What you should do> Repeat only the lines from the one containing "Give me the Plotly source for this chart." through the one containing "lapl_ll = [0.40, 0.417, 0.417, 0.475, 0.53]", exactly as written, both ends included.

Supplied records>
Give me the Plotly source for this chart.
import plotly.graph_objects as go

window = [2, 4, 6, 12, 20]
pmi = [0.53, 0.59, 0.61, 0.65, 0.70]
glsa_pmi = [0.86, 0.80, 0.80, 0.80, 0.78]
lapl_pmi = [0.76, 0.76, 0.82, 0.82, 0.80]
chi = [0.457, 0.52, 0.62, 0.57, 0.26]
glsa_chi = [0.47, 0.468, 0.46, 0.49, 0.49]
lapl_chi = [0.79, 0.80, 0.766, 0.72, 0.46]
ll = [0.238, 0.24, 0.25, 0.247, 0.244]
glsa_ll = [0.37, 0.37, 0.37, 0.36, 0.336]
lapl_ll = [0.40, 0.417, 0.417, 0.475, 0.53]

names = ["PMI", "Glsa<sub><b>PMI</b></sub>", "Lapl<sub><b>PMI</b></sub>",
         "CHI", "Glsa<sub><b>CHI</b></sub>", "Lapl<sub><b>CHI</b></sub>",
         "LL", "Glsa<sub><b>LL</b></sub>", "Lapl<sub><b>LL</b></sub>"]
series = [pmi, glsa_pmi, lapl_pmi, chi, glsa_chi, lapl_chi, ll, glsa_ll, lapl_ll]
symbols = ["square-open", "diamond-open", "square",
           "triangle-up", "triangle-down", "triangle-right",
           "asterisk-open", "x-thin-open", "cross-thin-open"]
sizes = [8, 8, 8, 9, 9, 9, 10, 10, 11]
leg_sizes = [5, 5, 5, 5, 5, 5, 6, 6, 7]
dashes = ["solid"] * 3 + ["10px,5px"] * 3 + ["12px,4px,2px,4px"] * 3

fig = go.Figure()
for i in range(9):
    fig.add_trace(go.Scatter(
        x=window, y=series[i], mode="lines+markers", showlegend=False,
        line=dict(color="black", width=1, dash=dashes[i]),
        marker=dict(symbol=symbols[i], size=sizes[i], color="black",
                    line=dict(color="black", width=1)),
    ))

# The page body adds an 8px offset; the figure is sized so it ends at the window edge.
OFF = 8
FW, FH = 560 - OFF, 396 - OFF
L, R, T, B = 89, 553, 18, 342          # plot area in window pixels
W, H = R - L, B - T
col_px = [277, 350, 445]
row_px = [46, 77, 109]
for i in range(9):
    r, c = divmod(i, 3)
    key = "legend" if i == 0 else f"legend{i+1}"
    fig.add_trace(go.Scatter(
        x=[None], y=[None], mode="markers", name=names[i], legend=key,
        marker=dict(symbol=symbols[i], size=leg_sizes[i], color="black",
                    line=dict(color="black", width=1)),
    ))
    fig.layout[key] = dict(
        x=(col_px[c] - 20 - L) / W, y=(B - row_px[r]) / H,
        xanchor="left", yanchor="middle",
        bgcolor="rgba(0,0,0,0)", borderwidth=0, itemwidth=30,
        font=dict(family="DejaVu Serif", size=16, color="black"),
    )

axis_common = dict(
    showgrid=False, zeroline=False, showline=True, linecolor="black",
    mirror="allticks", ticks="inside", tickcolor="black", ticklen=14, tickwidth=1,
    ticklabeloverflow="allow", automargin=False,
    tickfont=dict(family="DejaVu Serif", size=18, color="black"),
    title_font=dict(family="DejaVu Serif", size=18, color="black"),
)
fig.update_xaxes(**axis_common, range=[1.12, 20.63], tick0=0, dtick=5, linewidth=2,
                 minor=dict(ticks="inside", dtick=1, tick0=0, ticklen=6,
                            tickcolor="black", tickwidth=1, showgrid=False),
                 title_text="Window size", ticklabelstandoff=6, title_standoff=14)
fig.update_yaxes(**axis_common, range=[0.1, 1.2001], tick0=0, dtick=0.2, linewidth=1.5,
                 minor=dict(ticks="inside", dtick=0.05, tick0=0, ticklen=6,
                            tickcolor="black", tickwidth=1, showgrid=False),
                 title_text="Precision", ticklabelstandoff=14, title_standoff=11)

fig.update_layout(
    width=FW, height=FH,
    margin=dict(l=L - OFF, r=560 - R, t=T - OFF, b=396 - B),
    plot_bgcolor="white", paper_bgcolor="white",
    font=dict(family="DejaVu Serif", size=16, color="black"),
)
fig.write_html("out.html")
--
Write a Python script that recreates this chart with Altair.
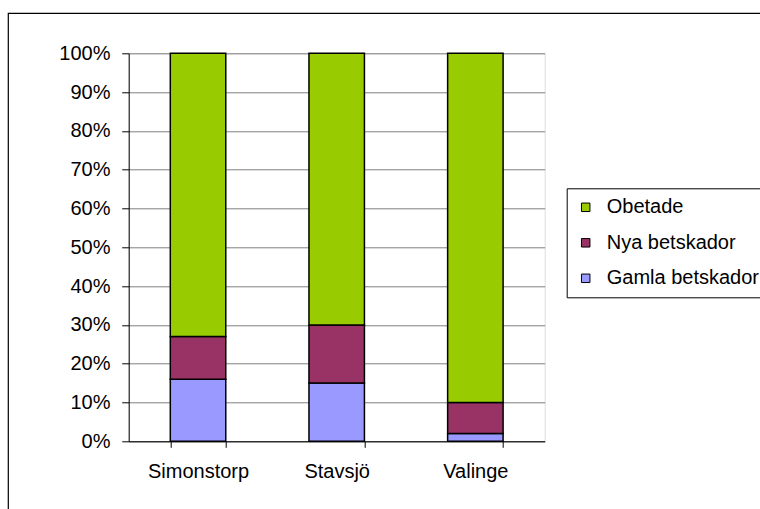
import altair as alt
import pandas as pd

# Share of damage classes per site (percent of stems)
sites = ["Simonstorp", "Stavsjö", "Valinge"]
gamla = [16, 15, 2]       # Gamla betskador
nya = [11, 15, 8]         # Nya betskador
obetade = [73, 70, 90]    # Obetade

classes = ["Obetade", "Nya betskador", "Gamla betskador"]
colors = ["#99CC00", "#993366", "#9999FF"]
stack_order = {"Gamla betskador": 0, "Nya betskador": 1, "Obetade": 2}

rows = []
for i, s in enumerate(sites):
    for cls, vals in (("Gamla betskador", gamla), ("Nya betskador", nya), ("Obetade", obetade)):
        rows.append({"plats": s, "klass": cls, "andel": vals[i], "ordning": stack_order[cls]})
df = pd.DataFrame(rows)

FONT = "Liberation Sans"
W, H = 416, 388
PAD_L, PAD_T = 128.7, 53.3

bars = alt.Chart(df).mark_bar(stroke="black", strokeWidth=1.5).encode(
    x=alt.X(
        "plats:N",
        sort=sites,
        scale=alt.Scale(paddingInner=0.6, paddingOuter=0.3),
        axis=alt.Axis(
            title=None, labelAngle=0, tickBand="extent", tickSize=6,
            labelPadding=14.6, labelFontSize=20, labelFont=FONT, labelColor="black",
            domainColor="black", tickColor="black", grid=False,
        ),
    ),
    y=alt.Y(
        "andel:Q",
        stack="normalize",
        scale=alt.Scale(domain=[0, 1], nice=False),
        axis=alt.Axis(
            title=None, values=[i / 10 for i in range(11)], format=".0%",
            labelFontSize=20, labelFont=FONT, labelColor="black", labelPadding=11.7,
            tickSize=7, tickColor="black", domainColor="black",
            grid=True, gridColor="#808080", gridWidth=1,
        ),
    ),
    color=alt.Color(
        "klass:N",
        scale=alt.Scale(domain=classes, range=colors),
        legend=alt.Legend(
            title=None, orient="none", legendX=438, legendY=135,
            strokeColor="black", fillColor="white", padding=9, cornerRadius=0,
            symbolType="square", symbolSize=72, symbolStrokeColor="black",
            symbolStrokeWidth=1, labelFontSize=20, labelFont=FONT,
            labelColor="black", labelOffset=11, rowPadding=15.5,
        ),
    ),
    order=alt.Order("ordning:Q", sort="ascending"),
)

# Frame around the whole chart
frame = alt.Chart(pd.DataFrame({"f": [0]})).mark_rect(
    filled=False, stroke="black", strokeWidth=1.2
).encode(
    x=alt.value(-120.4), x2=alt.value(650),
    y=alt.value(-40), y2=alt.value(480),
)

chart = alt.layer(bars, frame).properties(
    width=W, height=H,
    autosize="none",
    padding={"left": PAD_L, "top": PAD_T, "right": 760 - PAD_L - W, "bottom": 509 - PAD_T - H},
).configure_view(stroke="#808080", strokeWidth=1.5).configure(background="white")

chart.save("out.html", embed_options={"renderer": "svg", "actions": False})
--
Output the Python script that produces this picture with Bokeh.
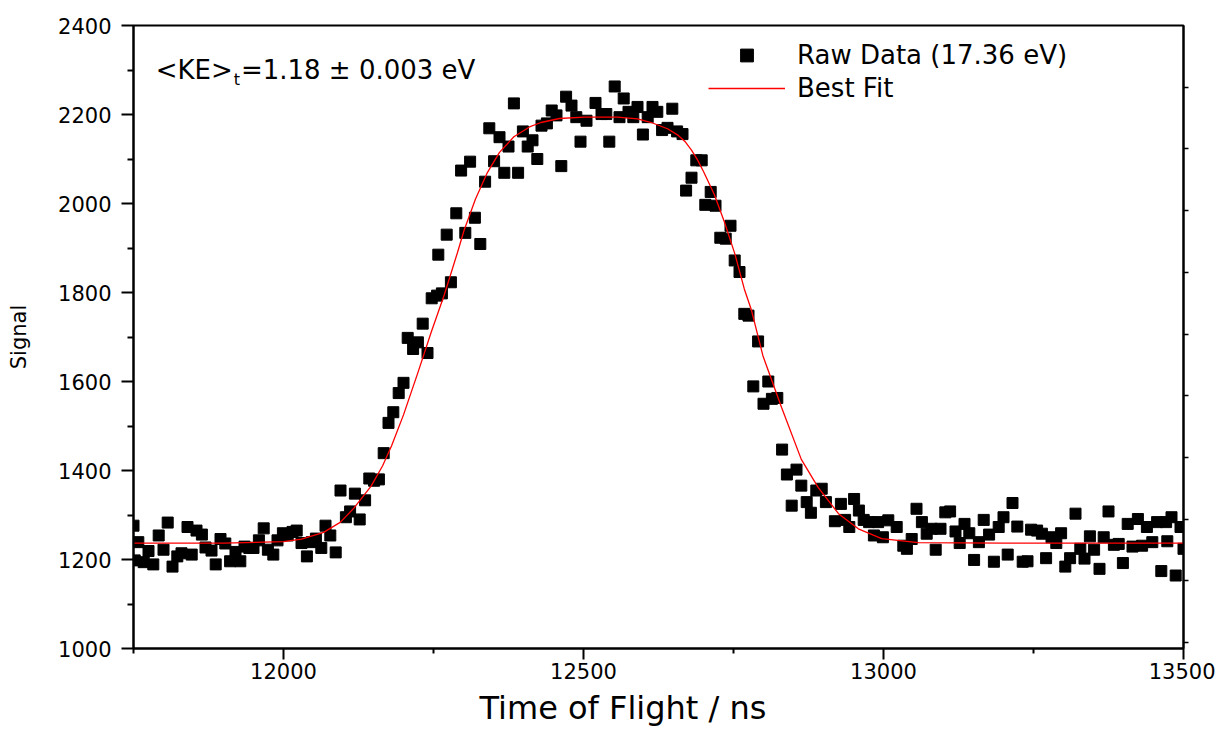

Written solution>
Give me the Plotly source for this chart.
import plotly.graph_objects as go

window = [2, 4, 6, 12, 20]
pmi = [0.53, 0.59, 0.61, 0.65, 0.70]
glsa_pmi = [0.86, 0.80, 0.80, 0.80, 0.78]
lapl_pmi = [0.76, 0.76, 0.82, 0.82, 0.80]
chi = [0.457, 0.52, 0.62, 0.57, 0.26]
glsa_chi = [0.47, 0.468, 0.46, 0.49, 0.49]
lapl_chi = [0.79, 0.80, 0.766, 0.72, 0.46]
ll = [0.238, 0.24, 0.25, 0.247, 0.244]
glsa_ll = [0.37, 0.37, 0.37, 0.36, 0.336]
lapl_ll = [0.40, 0.417, 0.417, 0.475, 0.53]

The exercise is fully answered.